Friday, March 19, 2021

Pandemic Politics

 
Photo credit The Climate Reality Project

Tell Them Anything


Just make sure it's what they want to hear.


The pandemic doesn't care about our politics, but our political leanings are leading to misconceptions about how we perceive the deadly virus. David Leonhardt of the New York times reports that people on the right and the left are misrepresenting the facts.

The mistakes people make

More than one-third of Republican voters, for example, said that people without Covid symptoms could not spread the virus. Similar shares said that Covid was killing fewer people than either the seasonal flu or vehicle crashes. All of those beliefs are wrong, and badly so. Asymptomatic spread is a major source of transmission, and Covid has killed about 15 times more Americans than either the flu or vehicle crashes do in a typical year.

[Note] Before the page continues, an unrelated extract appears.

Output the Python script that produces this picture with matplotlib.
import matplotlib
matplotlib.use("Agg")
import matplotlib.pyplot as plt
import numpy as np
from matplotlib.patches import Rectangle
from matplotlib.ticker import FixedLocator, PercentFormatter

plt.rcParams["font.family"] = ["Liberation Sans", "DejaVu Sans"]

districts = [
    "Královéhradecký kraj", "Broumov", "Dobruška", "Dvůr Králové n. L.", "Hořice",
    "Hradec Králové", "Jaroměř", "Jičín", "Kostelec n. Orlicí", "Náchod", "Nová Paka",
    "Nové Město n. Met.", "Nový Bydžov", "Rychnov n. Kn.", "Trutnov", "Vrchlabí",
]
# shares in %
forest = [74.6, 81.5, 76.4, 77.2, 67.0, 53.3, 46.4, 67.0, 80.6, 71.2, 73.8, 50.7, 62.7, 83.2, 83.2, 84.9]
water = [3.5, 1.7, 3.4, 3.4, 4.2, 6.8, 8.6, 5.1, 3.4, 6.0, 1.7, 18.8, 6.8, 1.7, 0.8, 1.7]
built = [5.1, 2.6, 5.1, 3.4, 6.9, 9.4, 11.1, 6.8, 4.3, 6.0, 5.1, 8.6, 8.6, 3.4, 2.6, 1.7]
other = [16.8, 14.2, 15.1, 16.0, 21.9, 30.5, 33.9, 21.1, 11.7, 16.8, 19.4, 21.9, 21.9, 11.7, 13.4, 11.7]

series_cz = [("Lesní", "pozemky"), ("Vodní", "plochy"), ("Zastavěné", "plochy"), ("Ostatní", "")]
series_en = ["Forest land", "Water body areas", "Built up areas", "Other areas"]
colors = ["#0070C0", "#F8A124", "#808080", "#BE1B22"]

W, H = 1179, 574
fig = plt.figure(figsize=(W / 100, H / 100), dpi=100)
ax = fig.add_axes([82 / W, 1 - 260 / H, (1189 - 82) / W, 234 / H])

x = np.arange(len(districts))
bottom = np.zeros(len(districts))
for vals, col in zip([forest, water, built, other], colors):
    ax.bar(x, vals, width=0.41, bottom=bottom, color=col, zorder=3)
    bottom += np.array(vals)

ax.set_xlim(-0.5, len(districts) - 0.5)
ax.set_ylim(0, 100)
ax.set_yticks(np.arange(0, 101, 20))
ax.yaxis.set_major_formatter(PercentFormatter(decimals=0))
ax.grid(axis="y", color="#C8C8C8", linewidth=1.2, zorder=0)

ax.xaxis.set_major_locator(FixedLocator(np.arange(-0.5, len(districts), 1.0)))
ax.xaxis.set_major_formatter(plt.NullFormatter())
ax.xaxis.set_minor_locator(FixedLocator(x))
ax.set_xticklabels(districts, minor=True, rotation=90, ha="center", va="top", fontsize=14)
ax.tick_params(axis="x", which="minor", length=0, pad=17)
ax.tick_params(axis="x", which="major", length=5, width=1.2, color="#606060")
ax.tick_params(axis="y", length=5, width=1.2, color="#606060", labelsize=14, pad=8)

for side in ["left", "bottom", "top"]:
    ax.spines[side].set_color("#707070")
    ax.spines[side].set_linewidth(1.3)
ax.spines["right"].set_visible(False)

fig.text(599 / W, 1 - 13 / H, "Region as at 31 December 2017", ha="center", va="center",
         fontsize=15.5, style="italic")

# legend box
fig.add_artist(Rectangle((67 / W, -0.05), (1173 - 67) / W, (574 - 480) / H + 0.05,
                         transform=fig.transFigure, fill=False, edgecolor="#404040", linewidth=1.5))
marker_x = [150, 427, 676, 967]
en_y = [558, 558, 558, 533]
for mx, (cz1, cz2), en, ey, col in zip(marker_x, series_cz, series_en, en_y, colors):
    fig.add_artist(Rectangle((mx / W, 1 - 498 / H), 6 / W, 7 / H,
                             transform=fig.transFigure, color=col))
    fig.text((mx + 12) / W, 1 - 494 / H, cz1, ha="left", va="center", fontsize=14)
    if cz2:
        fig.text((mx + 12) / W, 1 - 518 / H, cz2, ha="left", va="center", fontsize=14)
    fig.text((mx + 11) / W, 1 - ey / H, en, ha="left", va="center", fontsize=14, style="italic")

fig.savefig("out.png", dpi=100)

Democrats, on the other hand, are more likely to exaggerate the severity of Covid. When asked how often Covid patients had to be hospitalized, a very large share of Democratic voters said that at least 20 percent did. The actual hospitalization rate is about 1 percent.

By The New York Times | Source: Franklin Templeton-Gallup Economics of Recovery Study

Democrats are also more likely to exaggerate Covid’s toll on young people and to believe that children account for a meaningful share of deaths. In reality, Americans under 18 account for only 0.04 percent of Covid deaths.


What's The Point? 

Having the information in this article is helpful, but to make a real impact, to start changing minds, people have to receive the message. Think about the rule of seven which suggests consumers need to hear a message seven times before they will consider taking action. Then it might be another three repetitions before someone will actually act on that message.

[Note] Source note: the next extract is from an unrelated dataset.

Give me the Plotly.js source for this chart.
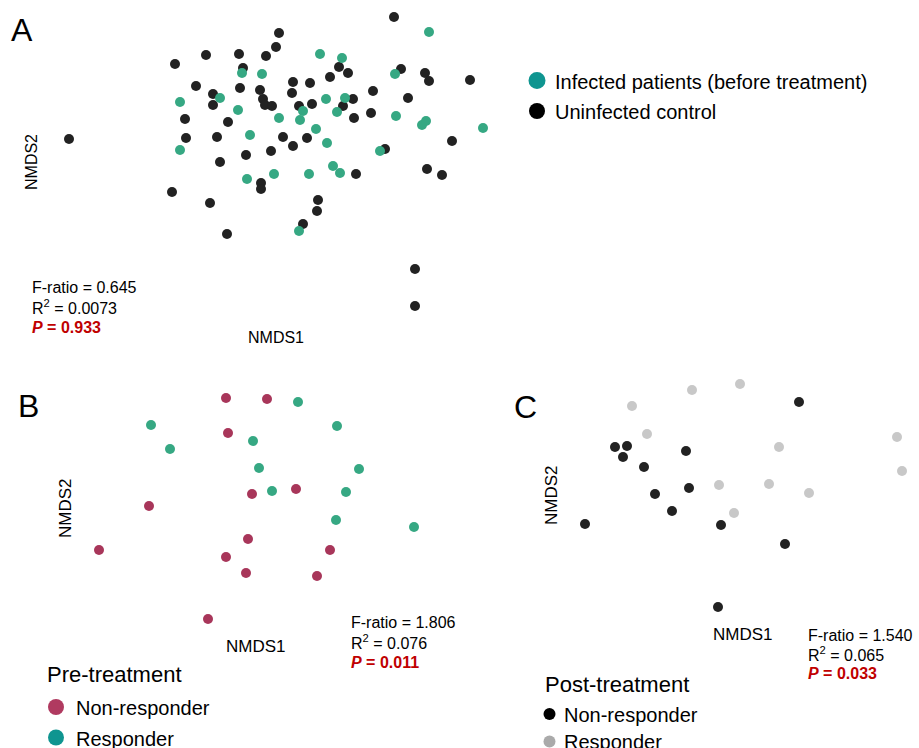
<!DOCTYPE html>
<html>
<head>
<meta charset="utf-8">
<script src="https://cdn.plot.ly/plotly-3.0.1.min.js"></script>
<style>html,body{margin:0;padding:0;background:#fff;}#chart{width:919px;height:748px;}</style>
</head>
<body>
<div id="chart"></div>
<script>
// Panel A: infected patients (before treatment) vs uninfected control (NMDS coordinates)
var aInfectedX = [1.53,0.44,0.66,-0.34,-0.14,1.19,-0.96,-0.56,0.50,0.69,-0.38,0.27,0.61,0.03,0.24,1.20,1.46,1.50,2.07,0.40,-0.26,0.51,-0.96,1.04,0.57,0.64,-0.02,0.33,-0.29,0.23];
var aInfectedY = [1.33,1.11,1.07,0.92,0.91,0.91,0.63,0.67,0.66,0.67,0.55,0.54,0.53,0.47,0.45,0.49,0.40,0.44,0.37,0.36,0.30,0.22,0.15,0.14,-0.01,-0.08,-0.09,-0.09,-0.14,-0.66];
var aControlX = [1.18,0.03,0.00,-0.70,-0.37,-0.10,-1.01,-0.33,0.63,0.72,1.25,0.54,1.49,1.53,1.94,0.17,0.34,-0.80,-0.36,-0.16,0.16,0.97,-0.63,-0.13,0.77,1.32,-0.63,-0.11,-0.04,0.23,0.36,0.67,-0.91,-0.48,0.78,0.95,-2.07,-0.90,-0.59,0.07,0.31,0.17,1.76,1.09,-0.05,-0.30,-0.56,1.51,1.66,0.80,-0.15,-0.15,-1.04,-0.66,0.42,0.41,0.27,-0.49,1.39,1.39];
var aControlY = [1.48,1.32,1.18,1.10,1.11,1.09,1.01,0.97,0.98,0.92,0.96,0.88,0.92,0.84,0.85,0.83,0.82,0.79,0.77,0.75,0.72,0.74,0.71,0.66,0.66,0.67,0.60,0.60,0.59,0.59,0.61,0.59,0.46,0.43,0.47,0.52,0.26,0.27,0.28,0.28,0.27,0.19,0.24,0.16,0.14,0.10,0.03,-0.04,-0.10,-0.09,-0.18,-0.24,-0.27,-0.38,-0.35,-0.46,-0.59,-0.69,-1.04,-1.41];

// Panel B: pre-treatment
var bNonRespX = [-0.30,0.11,-0.28,-0.04,0.40,-1.07,-1.57,-0.08,-0.30,-0.10,0.74,0.61,-0.48];
var bNonRespY = [1.12,1.11,0.77,0.16,0.21,0.04,-0.40,-0.29,-0.47,-0.63,-0.40,-0.66,-1.09];
var bRespX = [0.42,-1.05,0.81,-0.86,-0.03,0.03,1.03,0.16,0.90,0.80,1.58];
var bRespY = [1.08,0.85,0.84,0.61,0.69,0.42,0.41,0.19,0.18,-0.10,-0.17];

// Panel C: post-treatment
var cNonRespX = [0.59,-1.25,-1.13,-1.17,-0.54,-0.96,-0.51,-0.85,-0.68,-1.55,-0.19,0.45,-0.22];
var cNonRespY = [0.93,0.48,0.49,0.38,0.44,0.28,0.07,0.01,-0.16,-0.29,-0.30,-0.49,-1.12];
var cRespX = [0.00,-0.48,-1.08,-0.93,0.39,1.57,1.62,-0.21,0.29,0.69,-0.06];
var cRespY = [1.11,1.05,0.89,0.61,0.48,0.58,0.24,0.10,0.11,0.02,-0.18];

var statsA = ["F-ratio = 0.645", "R<sup>2</sup> = 0.0073", "P = 0.933"];
var statsB = ["F-ratio = 1.806", "R<sup>2</sup> = 0.076", "P = 0.011"];
var statsC = ["F-ratio = 1.540", "R<sup>2</sup> = 0.065", "P = 0.033"];

var W = 919, H = 748;
var FONT = 'Arial, "Liberation Sans", Helvetica, sans-serif';
var cGreen = '#36a883', cBlack = '#222222', cRed = '#a8365a', cGrey = '#c8c8c8';

function pt(name, x, y, color, xa, ya) {
  return {type: 'scatter', mode: 'markers', name: name, x: x, y: y, xaxis: xa, yaxis: ya,
    marker: {color: color, size: 10, line: {width: 0}}, hoverinfo: 'x+y', showlegend: false};
}

var data = [
  pt('Uninfected control', aControlX, aControlY, cBlack, 'x', 'y'),
  pt('Infected patients (before treatment)', aInfectedX, aInfectedY, cGreen, 'x', 'y'),
  pt('Non-responder', bNonRespX, bNonRespY, cRed, 'x2', 'y2'),
  pt('Responder', bRespX, bRespY, cGreen, 'x2', 'y2'),
  pt('Non-responder', cNonRespX, cNonRespY, cBlack, 'x3', 'y3'),
  pt('Responder', cRespX, cRespY, cGrey, 'x3', 'y3')
];

function ax(domain, range, anchor) {
  return {domain: domain, range: range, anchor: anchor, visible: false, showgrid: false, zeroline: false, fixedrange: true};
}
function px(x) { return x / W; }
function py(y) { return 1 - y / H; }

var ann = [];
function txt(text, x, y, size, opts) {
  var a = {text: text, x: px(x), y: py(y), xref: 'paper', yref: 'paper', showarrow: false,
    xanchor: 'left', yanchor: 'middle', font: {family: FONT, size: size, color: '#000'}};
  for (var k in opts) a[k] = opts[k];
  ann.push(a);
}
function stats(lines, x, y0, dy) {
  txt(lines[0], x, y0, 16, {});
  txt(lines[1], x, y0 + dy, 16, {});
  txt('<b><i>P</i> = ' + lines[2].split('= ')[1] + '</b>', x, y0 + 2 * dy, 16, {font: {family: FONT, size: 16, color: '#c00000'}});
}

// Panel letters
txt('A', 9, 30, 32, {});
txt('B', 16, 406, 32, {});
txt('C', 512, 407, 32, {});
// Axis titles
txt('NMDS1', 276, 337, 16, {xanchor: 'center'});
txt('NMDS2', 32, 162, 16, {xanchor: 'center', textangle: -90});
txt('NMDS1', 256, 646, 17, {xanchor: 'center'});
txt('NMDS2', 65, 508, 17, {xanchor: 'center', textangle: -90});
txt('NMDS1', 743, 634, 17, {xanchor: 'center'});
txt('NMDS2', 551, 495, 17, {xanchor: 'center', textangle: -90});
// Stats
stats(statsA, 30, 287, 20);
stats(statsB, 349, 622, 20);
stats(statsC, 806, 635, 19);
// Legends
txt('Infected patients (before treatment)', 553, 82, 20, {});
txt('Uninfected control', 553, 112, 20, {});
txt('Pre-treatment', 45, 674, 22, {});
txt('Non-responder', 74, 708, 20, {});
txt('Responder', 74, 739, 20, {});
txt('Post-treatment', 543, 684, 22, {});
txt('Non-responder', 562, 715, 20, {});
txt('Responder', 562, 742, 20, {});

function dot(cx, cy, d, color) {
  return {type: 'circle', xref: 'paper', yref: 'paper', x0: px(cx - d / 2), x1: px(cx + d / 2),
    y0: py(cy + d / 2), y1: py(cy - d / 2), fillcolor: color, line: {width: 0}};
}
var shapes = [
  dot(537, 80.5, 17, '#0f9590'),
  dot(537, 111, 16, '#000000'),
  dot(56, 707, 16, '#b03a60'),
  dot(56, 737.5, 16, '#0f9590'),
  dot(549.5, 714, 12, '#000000'),
  dot(549.5, 741.5, 12, '#aaaaaa')
];

var layout = {
  width: W, height: H, margin: {l: 0, r: 0, t: 0, b: 0},
  paper_bgcolor: '#fff', plot_bgcolor: 'rgba(0,0,0,0)', showlegend: false,
  font: {family: FONT},
  xaxis: ax([60 / W, 490 / W], [-2.16, 2.14], 'y'),
  yaxis: ax([1 - 315 / H, 1 - 10 / H], [-1.50, 1.55], 'x'),
  xaxis2: ax([90 / W, 425 / W], [-1.66, 1.69], 'y2'),
  yaxis2: ax([1 - 625 / H, 1 - 390 / H], [-1.15, 1.20], 'x2'),
  xaxis3: ax([575 / W, 910 / W], [-1.65, 1.70], 'y3'),
  yaxis3: ax([1 - 615 / H, 1 - 375 / H], [-1.20, 1.20], 'x3'),
  annotations: ann, shapes: shapes
};

Plotly.newPlot('chart', data, layout, {displayModeBar: false, staticPlot: true});
</script>
</body>
</html>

We're going up against echo chambers and algorithms. People have become insulated from outside opinions. Algorithms reinforce the bubble by only feeding information that supports predispositions. Republicans and the Russians used this system well. They targeted information to groups based on algorithms to reinforce beliefs already in place. The divide, the partisanship, becomes deeper as politicians repeat the same lies over and over.

Repetition

Countering false information with fact based journalism, is it possible? According to the Gallup Poll, there is hope.

Perhaps the best news from the Gallup survey was that some people were willing to revisit their beliefs when given new information. Republicans took the pandemic more seriously after being told that the number of new cases was rising, and Democrats were more favorable to in-person schooling after hearing that the American Academy of Pediatrics supports it.

“That’s very encouraging,” Jonathan Rothwell told me. “It’s discouraging that people didn’t already know it.” Jonathan Rothwell, Gallup’s principal economist. Leonhardt/NY Times

Covering something once is not a guarantee that the issue is going to be heard. Since repetition is used so often and so well, covering the issue again from a fresh perspective should not be a problem for any news organization. Don't fall into the deep well of self congratulation, "We've already covered that." Your news consumers may not have heard you the first time.